## Requirement
Skip the pictures and extract all of the lines exactly as written.

^^^^^^^^

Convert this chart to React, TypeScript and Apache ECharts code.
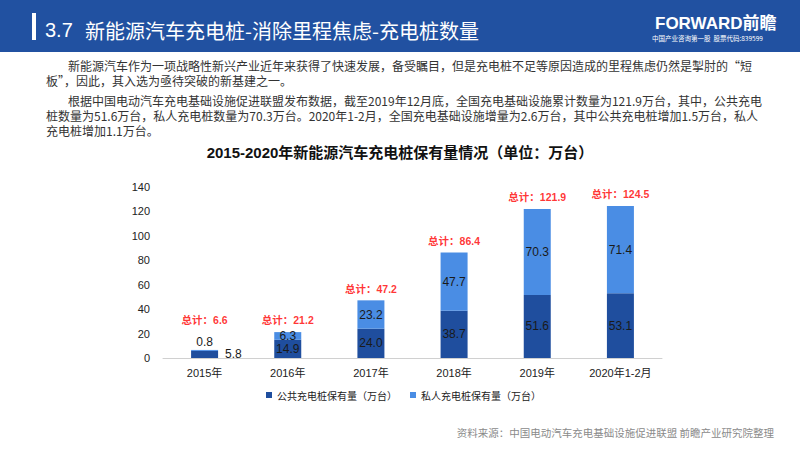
import React, { useEffect, useRef } from 'react';
import * as echarts from 'echarts';

// 2015-2020 charging pile stock (unit: 10k)
const categories = ['2015年', '2016年', '2017年', '2018年', '2019年', '2020年1-2月'];
const publicPiles = [5.8, 14.9, 24.0, 38.7, 51.6, 53.1];
const privatePiles = [0.8, 6.3, 23.2, 47.7, 70.3, 71.4];
const totals = [6.6, 21.2, 47.2, 86.4, 121.9, 124.5];
const yMax = 140;
const yInterval = 20;

const seriesNames = ['公共充电桩保有量（万台）', '私人充电桩保有量（万台）'];

const headerNo = '3.7';
const headerTitle = '新能源汽车充电桩-消除里程焦虑-充电桩数量';
const chartTitle = '2015-2020年新能源汽车充电桩保有量情况（单位：万台）';
const sourceNote = '资料来源：中国电动汽车充电基础设施促进联盟 前瞻产业研究院整理';
const bodyLines = [
  { x: 68, y: 65, text: '新能源汽车作为一项战略性新兴产业近年来获得了快速发展，备受瞩目，但是充电桩不足等原因造成的里程焦虑仍然是掣肘的“短' },
  { x: 46, y: 80, text: '板”，因此，其入选为亟待突破的新基建之一。' },
  { x: 68, y: 100, text: '根据中国电动汽车充电基础设施促进联盟发布数据，截至2019年12月底，全国充电基础设施累计数量为121.9万台，其中，公共充电' },
  { x: 46, y: 115, text: '桩数量为51.6万台，私人充电桩数量为70.3万台。2020年1-2月，全国充电基础设施增量为2.6万台，其中公共充电桩增加1.5万台，私人' },
  { x: 46, y: 130, text: '充电桩增加1.1万台。' }
];

const FONT = '"Liberation Sans", "Noto Sans CJK SC", sans-serif';
const CJK = '"Noto Sans CJK SC", "Liberation Sans", sans-serif';

export default function App() {
  const chartRef = useRef<HTMLDivElement>(null);

  useEffect(() => {
    if (!chartRef.current) return;
    const chart = echarts.init(chartRef.current, null, { renderer: 'svg' });

    const valueLabel = {
      show: true,
      position: 'inside' as const,
      color: '#1a1a1a',
      fontSize: 12,
      formatter: (p: any) => Number(p.value).toFixed(1)
    };

    const option: echarts.EChartsOption = {
      animation: false,
      backgroundColor: '#ffffff',
      textStyle: { fontFamily: FONT },
      graphic: [
        { type: 'rect', shape: { x: 0, y: 0, width: 800, height: 52 }, style: { fill: '#2151a1' } },
        { type: 'rect', shape: { x: 32, y: 13, width: 4, height: 27 }, style: { fill: '#ffffff' } },
        {
          type: 'text', x: 45, y: 30,
          style: { text: headerNo, fill: '#ffffff', fontSize: 20, fontFamily: FONT, verticalAlign: 'middle' }
        },
        {
          type: 'text', x: 85, y: 30,
          style: { text: headerTitle, fill: '#ffffff', fontSize: 20, fontFamily: CJK, verticalAlign: 'middle' }
        },
        {
          type: 'text', x: 655, y: 23,
          style: { text: 'FORWARD前瞻', fill: '#ffffff', fontSize: 17, fontWeight: 'bold', fontFamily: FONT, verticalAlign: 'middle' }
        },
        {
          type: 'text', x: 652, y: 38,
          style: { text: '中国产业咨询第一股  股票代码:839599', fill: '#ffffff', fontSize: 6.5, fontFamily: CJK, verticalAlign: 'middle' }
        },
        ...bodyLines.map(l => ({
          type: 'text' as const, x: l.x, y: l.y,
          style: {
            text: l.text, fill: '#333333', fontSize: 12, lineHeight: 13,
            fontFamily: CJK, verticalAlign: 'middle' as const
          }
        })),
        {
          type: 'text', x: 400, y: 152,
          style: { text: chartTitle, fill: '#111111', fontSize: 15, fontWeight: 'bold', fontFamily: FONT, align: 'center', verticalAlign: 'middle' }
        },
        {
          type: 'text', x: 774, y: 432,
          style: { text: sourceNote, fill: '#8a8a8a', fontSize: 10.5, fontFamily: CJK, align: 'right', verticalAlign: 'middle' }
        }
      ],
      legend: {
        data: seriesNames,
        left: 261,
        top: 385,
        icon: 'rect',
        itemWidth: 6,
        itemHeight: 6,
        itemGap: 13,
        textStyle: { fontSize: 10, color: '#222222', fontFamily: CJK }
      },
      grid: { left: 163, right: 138, top: 187, bottom: 92 },
      xAxis: {
        type: 'category',
        data: categories,
        axisLine: { lineStyle: { color: '#d0d0d0' } },
        axisTick: { show: false },
        axisLabel: { color: '#222222', fontSize: 11, margin: 9 }
      },
      yAxis: {
        type: 'value',
        min: 0,
        max: yMax,
        interval: yInterval,
        axisLine: { show: false },
        axisTick: { show: false },
        splitLine: { show: false },
        axisLabel: { color: '#222222', fontSize: 11, margin: 13 }
      },
      series: [
        {
          name: seriesNames[0],
          type: 'bar',
          stack: 'piles',
          barWidth: 27,
          itemStyle: { color: '#1f4e9e' },
          label: valueLabel,
          data: publicPiles.map((v, i) =>
            i === 0 ? { value: v, label: { position: 'right', distance: 7 } } : v
          )
        },
        {
          name: seriesNames[1],
          type: 'bar',
          stack: 'piles',
          barWidth: 27,
          itemStyle: { color: '#4a8de4' },
          label: valueLabel,
          data: privatePiles.map((v, i) =>
            i === 0 ? { value: v, label: { position: 'top', distance: 2 } } : v
          )
        },
        {
          name: '总计',
          type: 'scatter',
          symbolSize: 1,
          itemStyle: { color: 'rgba(0,0,0,0)' },
          silent: true,
          label: {
            show: true,
            position: 'top',
            distance: 6,
            color: '#ff0000',
            fontSize: 10.5,
            fontWeight: 'bold',
            formatter: (p: any) => '总计：' + p.value
          },
          data: totals.map((v, i) =>
            i === 0 ? { value: v, label: { offset: [0, -18] } } : v
          )
        }
      ]
    };

    chart.setOption(option);
    return () => chart.dispose();
  }, []);

  return (
    <div
      ref={chartRef}
      style={{ position: 'fixed', left: 0, top: 0, width: 800, height: 450 }}
    />
  );
}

^^^^^^^^

## Solution for this task
Convert this chart to React, TypeScript and Apache ECharts code.
import React, { useEffect, useRef } from 'react';
import * as echarts from 'echarts';

// 2015-2020 charging pile stock (unit: 10k)
const categories = ['2015年', '2016年', '2017年', '2018年', '2019年', '2020年1-2月'];
const publicPiles = [5.8, 14.9, 24.0, 38.7, 51.6, 53.1];
const privatePiles = [0.8, 6.3, 23.2, 47.7, 70.3, 71.4];
const totals = [6.6, 21.2, 47.2, 86.4, 121.9, 124.5];
const yMax = 140;
const yInterval = 20;

const seriesNames = ['公共充电桩保有量（万台）', '私人充电桩保有量（万台）'];

const headerNo = '3.7';
const headerTitle = '新能源汽车充电桩-消除里程焦虑-充电桩数量';
const chartTitle = '2015-2020年新能源汽车充电桩保有量情况（单位：万台）';
const sourceNote = '资料来源：中国电动汽车充电基础设施促进联盟 前瞻产业研究院整理';
const bodyLines = [
  { x: 68, y: 65, text: '新能源汽车作为一项战略性新兴产业近年来获得了快速发展，备受瞩目，但是充电桩不足等原因造成的里程焦虑仍然是掣肘的“短' },
  { x: 46, y: 80, text: '板”，因此，其入选为亟待突破的新基建之一。' },
  { x: 68, y: 100, text: '根据中国电动汽车充电基础设施促进联盟发布数据，截至2019年12月底，全国充电基础设施累计数量为121.9万台，其中，公共充电' },
  { x: 46, y: 115, text: '桩数量为51.6万台，私人充电桩数量为70.3万台。2020年1-2月，全国充电基础设施增量为2.6万台，其中公共充电桩增加1.5万台，私人' },
  { x: 46, y: 130, text: '充电桩增加1.1万台。' }
];

const FONT = '"Liberation Sans", "Noto Sans CJK SC", sans-serif';
const CJK = '"Noto Sans CJK SC", "Liberation Sans", sans-serif';

export default function App() {
  const chartRef = useRef<HTMLDivElement>(null);

  useEffect(() => {
    if (!chartRef.current) return;
    const chart = echarts.init(chartRef.current, null, { renderer: 'svg' });

    const valueLabel = {
      show: true,
      position: 'inside' as const,
      color: '#1a1a1a',
      fontSize: 12,
      formatter: (p: any) => Number(p.value).toFixed(1)
    };

    const option: echarts.EChartsOption = {
      animation: false,
      backgroundColor: '#ffffff',
      textStyle: { fontFamily: FONT },
      graphic: [
        { type: 'rect', shape: { x: 0, y: 0, width: 800, height: 52 }, style: { fill: '#2151a1' } },
        { type: 'rect', shape: { x: 32, y: 13, width: 4, height: 27 }, style: { fill: '#ffffff' } },
        {
          type: 'text', x: 45, y: 30,
          style: { text: headerNo, fill: '#ffffff', fontSize: 20, fontFamily: FONT, verticalAlign: 'middle' }
        },
        {
          type: 'text', x: 85, y: 30,
          style: { text: headerTitle, fill: '#ffffff', fontSize: 20, fontFamily: CJK, verticalAlign: 'middle' }
        },
        {
          type: 'text', x: 655, y: 23,
          style: { text: 'FORWARD前瞻', fill: '#ffffff', fontSize: 17, fontWeight: 'bold', fontFamily: FONT, verticalAlign: 'middle' }
        },
        {
          type: 'text', x: 652, y: 38,
          style: { text: '中国产业咨询第一股  股票代码:839599', fill: '#ffffff', fontSize: 6.5, fontFamily: CJK, verticalAlign: 'middle' }
        },
        ...bodyLines.map(l => ({
          type: 'text' as const, x: l.x, y: l.y,
          style: {
            text: l.text, fill: '#333333', fontSize: 12, lineHeight: 13,
            fontFamily: CJK, verticalAlign: 'middle' as const
          }
        })),
        {
          type: 'text', x: 400, y: 152,
          style: { text: chartTitle, fill: '#111111', fontSize: 15, fontWeight: 'bold', fontFamily: FONT, align: 'center', verticalAlign: 'middle' }
        },
        {
          type: 'text', x: 774, y: 432,
          style: { text: sourceNote, fill: '#8a8a8a', fontSize: 10.5, fontFamily: CJK, align: 'right', verticalAlign: 'middle' }
        }
      ],
      legend: {
        data: seriesNames,
        left: 261,
        top: 385,
        icon: 'rect',
        itemWidth: 6,
        itemHeight: 6,
        itemGap: 13,
        textStyle: { fontSize: 10, color: '#222222', fontFamily: CJK }
      },
      grid: { left: 163, right: 138, top: 187, bottom: 92 },
      xAxis: {
        type: 'category',
        data: categories,
        axisLine: { lineStyle: { color: '#d0d0d0' } },
        axisTick: { show: false },
        axisLabel: { color: '#222222', fontSize: 11, margin: 9 }
      },
      yAxis: {
        type: 'value',
        min: 0,
        max: yMax,
        interval: yInterval,
        axisLine: { show: false },
        axisTick: { show: false },
        splitLine: { show: false },
        axisLabel: { color: '#222222', fontSize: 11, margin: 13 }
      },
      series: [
        {
          name: seriesNames[0],
          type: 'bar',
          stack: 'piles',
          barWidth: 27,
          itemStyle: { color: '#1f4e9e' },
          label: valueLabel,
          data: publicPiles.map((v, i) =>
            i === 0 ? { value: v, label: { position: 'right', distance: 7 } } : v
          )
        },
        {
          name: seriesNames[1],
          type: 'bar',
          stack: 'piles',
          barWidth: 27,
          itemStyle: { color: '#4a8de4' },
          label: valueLabel,
          data: privatePiles.map((v, i) =>
            i === 0 ? { value: v, label: { position: 'top', distance: 2 } } : v
          )
        },
        {
          name: '总计',
          type: 'scatter',
          symbolSize: 1,
          itemStyle: { color: 'rgba(0,0,0,0)' },
          silent: true,
          label: {
            show: true,
            position: 'top',
            distance: 6,
            color: '#ff0000',
            fontSize: 10.5,
            fontWeight: 'bold',
            formatter: (p: any) => '总计：' + p.value
          },
          data: totals.map((v, i) =>
            i === 0 ? { value: v, label: { offset: [0, -18] } } : v
          )
        }
      ]
    };

    chart.setOption(option);
    return () => chart.dispose();
  }, []);

  return (
    <div
      ref={chartRef}
      style={{ position: 'fixed', left: 0, top: 0, width: 800, height: 450 }}
    />
  );
}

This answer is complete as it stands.